# join iatse local 52



## jaxed (Oct 11, 2011)

I'm looking for some advice here- I have owned a full service scene shop in another city for the last 17 years and am considering a career change in the next year or two. I have overseen the scenic production of several hundred projects/shows while operating the shop- theater,opera,trade shows, corporate events, etc. I am very interested in working in film in NYC and would prefer to join the IA local. My main question boils down to this: should I try to join the local in my current city and then move to NYC in a couple of years, or move sooner and try to join after the move ? Many thanks for any input.


----------



## dvsDave (Oct 11, 2011)

> I'm looking for some advice here- I have owned a full service scene shop in another city for the last 17 years and am considering a career change in the next year or two. I have overseen the scenic production of several hundred projects/shows while operating the shop- theater,opera,trade shows, corporate events, etc. I am very interested in working in film in NYC and would prefer to join the IA local. My main question boils down to this: should I try to join the local in my current city and then move to NYC in a couple of years, or move sooner and try to join after the move ? Many thanks for any input.

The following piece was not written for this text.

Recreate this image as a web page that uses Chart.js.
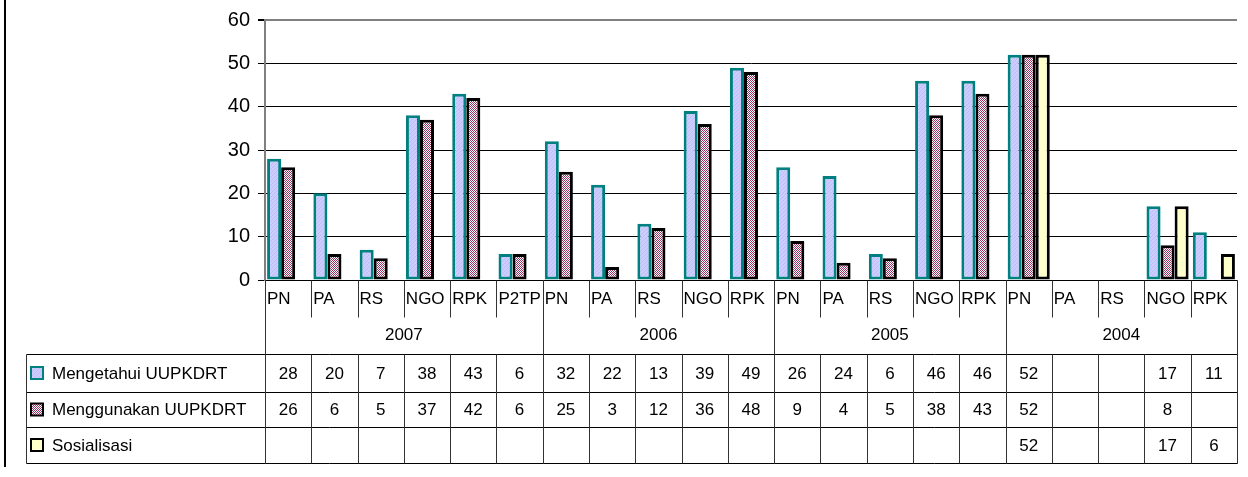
<!DOCTYPE html>
<html>
<head>
<meta charset="utf-8">
<script src="https://cdn.jsdelivr.net/npm/chart.js@4.4.1/dist/chart.umd.min.js"></script>
<style>
  html, body { margin: 0; padding: 0; background: #fff; }
  #wrap { width: 1248px; height: 477px; }
</style>
</head>
<body>
<div id="wrap"><canvas id="c" width="1248" height="477"></canvas></div>
<script>
// kategori per tahun
const categories = ['PN', 'PA', 'RS', 'NGO', 'RPK', 'P2TP',
  'PN', 'PA', 'RS', 'NGO', 'RPK',
  'PN', 'PA', 'RS', 'NGO', 'RPK',
  'PN', 'PA', 'RS', 'NGO', 'RPK'];
const years = ['2007', '2006', '2005', '2004'];
const yearSpans = [6, 5, 5, 5];

const mengetahui = [28, 20, 7, 38, 43, 6, 32, 22, 13, 39, 49, 26, 24, 6, 46, 46, 52, null, null, 17, 11];
const menggunakan = [26, 6, 5, 37, 42, 6, 25, 3, 12, 36, 48, 9, 4, 5, 38, 43, 52, null, null, 8, null];
const sosialisasi = [null, null, null, null, null, null, null, null, null, null, null,
  null, null, null, null, null, 52, null, null, 17, 6];

const seriesNames = ['Mengetahui UUPKDRT', 'Menggunakan UUPKDRT', 'Sosialisasi'];
const yTicks = [0, 10, 20, 30, 40, 50, 60];

const FONT = '"Liberation Sans", Arial, sans-serif';

// pola isi batang (mirip Excel)
const makePattern = (size, paint) => {
  const pc = document.createElement('canvas');
  pc.width = size;
  pc.height = size;
  const p = pc.getContext('2d');
  paint(p);
  return document.getElementById('c').getContext('2d').createPattern(pc, 'repeat');
};

const bluePattern = makePattern(4, (p) => {
  p.fillStyle = '#ccccff';
  p.fillRect(0, 0, 4, 4);
  p.fillStyle = '#bcbcf6';
  for (let i = 0; i < 4; i++) p.fillRect(i, 3 - i, 1, 1);
});

const redPattern = makePattern(2, (p) => {
  p.fillStyle = '#ffffff';
  p.fillRect(0, 0, 2, 2);
  p.fillStyle = '#993366';
  p.fillRect(0, 0, 1, 1);
  p.fillRect(1, 1, 1, 1);
});

const fills = [bluePattern, redPattern, '#ffffcc'];
const borders = ['#008080', '#000000', '#000000'];
const allSeries = [mengetahui, menggunakan, sosialisasi];

// tabel data di bawah grafik
const dataTable = {
  id: 'dataTable',
  afterDraw(chart) {
    const ctx = chart.ctx;
    const x = chart.scales.x;
    const area = chart.chartArea;
    const w = x.getPixelForValue(1) - x.getPixelForValue(0);
    const edge = (i) => x.getPixelForValue(0) - w / 2 + i * w;

    const yAxis = area.bottom;
    const yCat = 317;
    const rows = [354, 392, 427, 463];
    const tableLeft = 26;
    const right = edge(categories.length);

    ctx.save();
    const line = (x1, y1, x2, y2) => {
      ctx.beginPath();
      ctx.moveTo(Math.round(x1) + 0.5, Math.round(y1) + 0.5);
      ctx.lineTo(Math.round(x2) + 0.5, Math.round(y2) + 0.5);
      ctx.stroke();
    };

    // garis kiri bingkai
    ctx.strokeStyle = '#000';
    ctx.lineWidth = 2;
    ctx.beginPath();
    ctx.moveTo(5, 0);
    ctx.lineTo(5, 467);
    ctx.stroke();
    ctx.lineWidth = 1;

    // garis horizontal
    rows.forEach((r) => line(tableLeft, r, right, r));
    line(area.left, yAxis, right, yAxis);

    // garis vertikal
    ctx.strokeStyle = '#333';
    for (let i = 0; i <= categories.length; i++) {
      line(edge(i), yAxis, edge(i), yCat);
      line(edge(i), rows[0], edge(i), rows[3]);
    }
    let acc = 0;
    yearSpans.forEach((s) => {
      line(edge(acc), yAxis, edge(acc), rows[3]);
      acc += s;
    });
    line(right, yAxis, right, rows[3]);
    line(tableLeft, rows[0], tableLeft, rows[3]);

    // label kategori
    ctx.fillStyle = '#000';
    ctx.font = '17px ' + FONT;
    ctx.textBaseline = 'middle';
    ctx.textAlign = 'left';
    categories.forEach((c, i) => ctx.fillText(c, edge(i) + 2, 299));

    // label tahun
    ctx.textAlign = 'center';
    acc = 0;
    years.forEach((yr, j) => {
      const mid = (edge(acc) + edge(acc + yearSpans[j])) / 2;
      ctx.fillText(yr, mid, 335);
      acc += yearSpans[j];
    });

    // baris nilai + legenda
    allSeries.forEach((vals, s) => {
      const cy = (rows[s] + rows[s + 1]) / 2;
      ctx.textAlign = 'center';
      ctx.fillStyle = '#000';
      vals.forEach((v, i) => {
        if (v !== null) ctx.fillText(String(v), edge(i) + w / 2, cy + 1);
      });
      ctx.fillStyle = fills[s];
      ctx.fillRect(31, cy - 6, 12, 12);
      ctx.strokeStyle = borders[s];
      ctx.lineWidth = 2;
      ctx.strokeRect(31, cy - 6, 12, 12);
      ctx.fillStyle = '#000';
      ctx.textAlign = 'left';
      ctx.fillText(seriesNames[s], 52, cy + 1);
    });
    ctx.restore();
  },
};

new Chart(document.getElementById('c'), {
  type: 'bar',
  data: {
    labels: categories,
    datasets: allSeries.map((vals, s) => ({
      label: seriesNames[s],
      data: vals,
      backgroundColor: fills[s],
      borderColor: borders[s],
      borderWidth: 3,
      borderSkipped: false,
      categoryPercentage: 0.91,
      barPercentage: 1,
    })),
  },
  options: {
    responsive: false,
    animation: false,
    devicePixelRatio: 1,
    layout: { padding: { top: 20, right: 11, bottom: 197, left: 0 } },
    plugins: {
      legend: { display: false },
      tooltip: { enabled: false },
    },
    scales: {
      x: { display: false },
      y: {
        min: 0,
        max: 60,
        afterFit: (scale) => { scale.width = 265; },
        afterBuildTicks: (scale) => { scale.ticks = yTicks.map((v) => ({ value: v })); },
        border: { color: '#808080', width: 2 },
        grid: {
          color: (c) => (c.tick && c.tick.value === 60 ? '#808080' : '#000'),
          lineWidth: (c) => (c.tick && c.tick.value === 60 ? 2 : 1),
          tickColor: '#000',
          tickLength: 7,
        },
        ticks: {
          color: '#000',
          padding: 8,
          font: { family: FONT, size: 20 },
        },
      },
    },
  },
  plugins: [dataTable],
});
</script>
</body>
</html>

May I ask why you want to start over? I'm just having trouble comprehending a move like this! If its what you truly want to do, then all the more power to you, but I'm really having trouble with the motivation for not running your own shop anymore and starting over at the bottom rung in a new industry and location.


-Sent from my HP Touchpad


----------



## bishopthomas (Oct 11, 2011)

I'm opposite Dave: I completely understand why you would get tired of the headache of running your own business and just want to collect a paycheck. I say go for the local where you're established. You'll find it easier to get into somewhere you live rather than somewhere you just moved.


----------



## SteveB (Oct 11, 2011)

I'd be giving the local a call to determine requirements for membership.

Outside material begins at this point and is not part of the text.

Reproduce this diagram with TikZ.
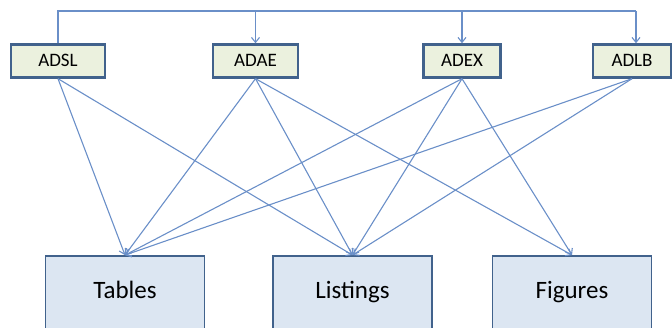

Possibly Tim Reid can add, but I believe they generally do not take transfers from other locals. As well there's a test to take and you then have to get sponsored and voted on in a general membership vote (possibly a vote at the monthly meeting, cannot recall).

Then of course you need contacts as well as knowledge and trust me that the movie business is vastly different then theater, trade/corporate and touring. However given your shop background you might do quite well in the carpentry and construction area.

In any event, you'd need to move, then get your name on the over-hire list, then find work, then make contacts whom will then (presumably) help you gain membership. Not for the faint of heart.

But best of luck with it.


----------



## Footer (Oct 11, 2011)

Are you sold on nyc? There are a few shops up the Hudson that do regular work down there. Adirondack Studios up by me is really kicking right now when some of the NYC shops are not doing much. 

Sent from my ADR6300 using Tapatalk


----------



## rochem (Oct 12, 2011)

Yeah, unlike Actor's Equity, being a union member in one city does not automatically get you bumped to the top in another city. So if your only motivation for joining your town's local is to make joining another local easier, you're just wasting your time. However, I will say that this summer living in New York, I was able to get a number of union calls because I was an IA member in another local. However, this work wasn't nearly regular enough for me to pay the bills, and I had already proven myself to the people hiring me before they found out I was union, not the other way around. Hope that helps somewhat.


----------